On the first day of the field school, we visited a rockshelter close to Barunga. We split into smaller groups so the students could each learn a new skill. One group practiced the baseline-offset method for producing a site plan, another group assessed the preservation of the rock art (including the factors that might help or hinder preservation), while the third group learned motif recording with Irene, a visiting PhD student from Spain.
During the day, Isaac and Billy, our community guides (Custodians (Junggayi) for this Country), taught students about how the rock art was made and how ochre was cached around the site. While we were recording, Isaac and Billy shared stories about particular motifs and what they meant to them within the Jawoyn belief system.

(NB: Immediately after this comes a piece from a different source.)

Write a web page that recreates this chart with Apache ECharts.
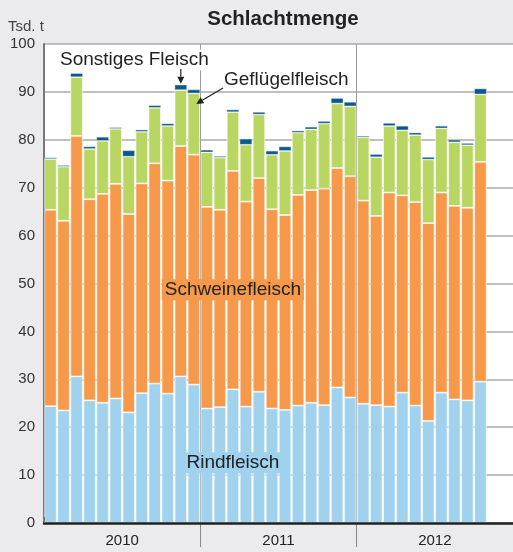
<!DOCTYPE html>
<html>
<head>
<meta charset="utf-8">
<script src="https://cdn.jsdelivr.net/npm/echarts@6/dist/echarts.min.js"></script>
<style>
  html, body { margin: 0; padding: 0; background: #ebebed; }
  #chart { width: 513px; height: 552px; }
</style>
</head>
<body>
<div id="chart"></div>
<script>
// Monthly slaughter volume (thousand tonnes), Jan 2010 – Oct 2012
const years = ['2010', '2011', '2012'];
const monthNames = ['Jan', 'Feb', 'Mär', 'Apr', 'Mai', 'Jun', 'Jul', 'Aug', 'Sep', 'Okt', 'Nov', 'Dez'];
const months = [];
years.forEach(y => monthNames.forEach(m => months.push(m + ' ' + y)));

const rindfleisch = [
  24.4, 23.5, 30.6, 25.6, 25.1, 26.0, 23.1, 27.1, 29.1, 27.0, 30.6, 28.9,
  23.9, 24.2, 27.9, 24.3, 27.4, 23.9, 23.6, 24.5, 25.1, 24.6, 28.3, 26.2,
  24.9, 24.6, 24.3, 27.2, 24.5, 21.3, 27.2, 25.8, 25.6, 29.5, null, null
];
const schweinefleisch = [
  41.0, 39.6, 50.2, 42.0, 43.6, 44.8, 41.4, 43.8, 46.0, 44.5, 48.1, 48.0,
  42.1, 41.2, 45.6, 42.8, 44.6, 41.6, 40.7, 44.0, 44.4, 45.2, 45.8, 46.2,
  42.4, 39.5, 44.7, 41.2, 42.5, 41.3, 41.8, 40.4, 40.2, 45.9, null, null
];
const gefluegelfleisch = [
  10.6, 11.3, 12.3, 10.5, 11.1, 11.5, 12.0, 10.8, 11.6, 11.4, 11.7, 12.8,
  11.4, 10.9, 12.3, 11.9, 13.3, 11.4, 13.4, 13.0, 12.7, 13.6, 13.5, 14.6,
  13.2, 12.3, 13.9, 13.6, 14.0, 13.3, 13.4, 13.3, 13.1, 14.1, null, null
];
const sonstiges = [
  0.3, 0.3, 0.8, 0.5, 0.8, 0.3, 1.3, 0.4, 0.5, 0.5, 1.1, 0.8,
  0.5, 0.3, 0.5, 1.2, 0.5, 0.8, 0.9, 0.4, 0.5, 0.5, 1.1, 0.9,
  0.3, 0.6, 0.6, 0.9, 0.5, 0.5, 0.5, 0.5, 0.4, 1.2, null, null
];
const yTicks = { min: 0, max: 100, step: 10 };

const COLORS = {
  rind: '#a0d1ed',
  schwein: '#f6994a',
  gefluegel: '#b9d562',
  sonst: '#0c5a8b'
};
const FONT = '"Liberation Sans", Arial, Helvetica, sans-serif';

const chart = echarts.init(document.getElementById('chart'), null, { renderer: 'canvas' });

function barSeries(name, data, color, border) {
  return {
    name: name,
    type: 'bar',
    stack: 'menge',
    data: data,
    barCategoryGap: '5%',
    itemStyle: { color: color, borderColor: 'rgba(255,255,255,0.75)', borderWidth: border },
    emphasis: { disabled: true }
  };
}

chart.setOption({
  backgroundColor: '#ebebed',
  animation: false,
  title: {
    text: 'Schlachtmenge',
    left: 278,
    top: 4,
    textAlign: 'center',
    textStyle: { fontFamily: FONT, fontSize: 20.5, fontWeight: 'bold', color: '#222' }
  },
  grid: {
    left: 44, right: 0, top: 44, bottom: 29,
    show: true, backgroundColor: '#ffffff', borderWidth: 0
  },
  xAxis: [
    {
      type: 'category',
      data: months,
      boundaryGap: true,
      axisLine: { show: true, lineStyle: { color: '#222', width: 2.5 } },
      axisTick: {
        show: true, inside: true, length: 6,
        interval: (i) => i === 35,
        lineStyle: { color: '#777', width: 1 }
      },
      axisLabel: { show: false },
      splitLine: { show: false },
      z: 5
    },
    {
      type: 'category',
      data: years,
      position: 'bottom',
      boundaryGap: true,
      axisLine: { show: false },
      axisTick: {
        show: true, length: 24,
        interval: (i) => i === 1 || i === 2,
        lineStyle: { color: '#888', width: 1 }
      },
      axisLabel: { show: true, fontFamily: FONT, fontSize: 15, color: '#222', margin: 10 },
      splitLine: {
        show: true,
        interval: (i) => i === 1 || i === 2,
        lineStyle: { color: '#999', width: 1 }
      }
    }
  ],
  yAxis: {
    type: 'value',
    min: yTicks.min,
    max: yTicks.max,
    interval: yTicks.step,
    axisLine: { show: true, lineStyle: { color: '#777', width: 2 } },
    axisTick: { show: false },
    axisLabel: { fontFamily: FONT, fontSize: 15, color: '#333', margin: 9 },
    splitLine: { show: true, lineStyle: { color: '#aaaaaa', width: 1.5 } }
  },
  series: [
    barSeries('Rindfleisch', rindfleisch, COLORS.rind, 0.8),
    barSeries('Schweinefleisch', schweinefleisch, COLORS.schwein, 0.8),
    barSeries('Geflügelfleisch', gefluegelfleisch, COLORS.gefluegel, 0.8),
    barSeries('Sonstiges Fleisch', sonstiges, COLORS.sonst, 0.5)
  ]
});

// Annotation labels and pointer arrows, anchored to the data positions
function px(catIndex, value) {
  return chart.convertToPixel({ xAxisIndex: 0, yAxisIndex: 0 }, [catIndex, value]);
}
function total(i) {
  return rindfleisch[i] + schweinefleisch[i] + gefluegelfleisch[i] + sonstiges[i];
}
function arrow(x1, y1, x2, y2) {
  const ang = Math.atan2(y2 - y1, x2 - x1);
  const hl = 7, hw = 3.5;
  const bx = x2 - hl * Math.cos(ang), by = y2 - hl * Math.sin(ang);
  const nx = -Math.sin(ang) * hw, ny = Math.cos(ang) * hw;
  return [
    { type: 'line', shape: { x1: x1, y1: y1, x2: bx, y2: by },
      style: { stroke: '#222', lineWidth: 1.2 }, z: 100 },
    { type: 'polygon', shape: { points: [[x2, y2], [bx + nx, by + ny], [bx - nx, by - ny]] },
      style: { fill: '#222' }, z: 100 }
  ];
}
function label(text, x, y, bg, align) {
  return {
    type: 'text', x: x, y: y, z: 100,
    style: {
      text: text, fill: '#222', font: '19px ' + FONT,
      align: align || 'left', verticalAlign: 'middle',
      backgroundColor: bg, padding: [1, 3]
    }
  };
}

const ySonst = px(10, total(10))[1];
const xSonst = px(10, 0)[0];
const geflTip = px(11, 87.5);
const slot = px(1, 0)[0] - px(0, 0)[0];
const schweinPos = px(14, 48.7);
const rindPos = px(14.2, 12.6);

chart.setOption({
  graphic: [
    label('Sonstiges Fleisch', 57, 60, '#ffffff'),
    ...arrow(xSonst, 69, xSonst, ySonst - 1),
    label('Geflügelfleisch', 221, 80, '#ffffff'),
    ...arrow(223, 88, geflTip[0] + slot * 0.5 - 4, geflTip[1]),
    label('Schweinefleisch', schweinPos[0], schweinPos[1], COLORS.schwein, 'center'),
    label('Rindfleisch', rindPos[0], rindPos[1], COLORS.rind, 'center'),
    {
      type: 'text', x: 8, y: 27, z: 100,
      style: { text: 'Tsd. t', fill: '#444', font: '15px ' + FONT, verticalAlign: 'middle' }
    }
  ]
});
</script>
</body>
</html>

At dinner time we were joined by community elders Nell (Senior Junggayi), Joyce, Jocelyn and Melissa who shared stories and gave the students a skin name, to situate them in the Dalabon kinship system, which is used in this Country. We watched an ABC documentary called ‘Bamyili: My Country‘, which is about the original Barunga settlement. An artefact of its time, the narrator speaks in an Australian BBC accent to describe how the local Aboriginal people have been ‘civilised’ by European settlers. It is essentially a description of bygone attempts at assimilation; however, the community elders are more interested in identifying family in the short documentary and remembering people who have now passed away.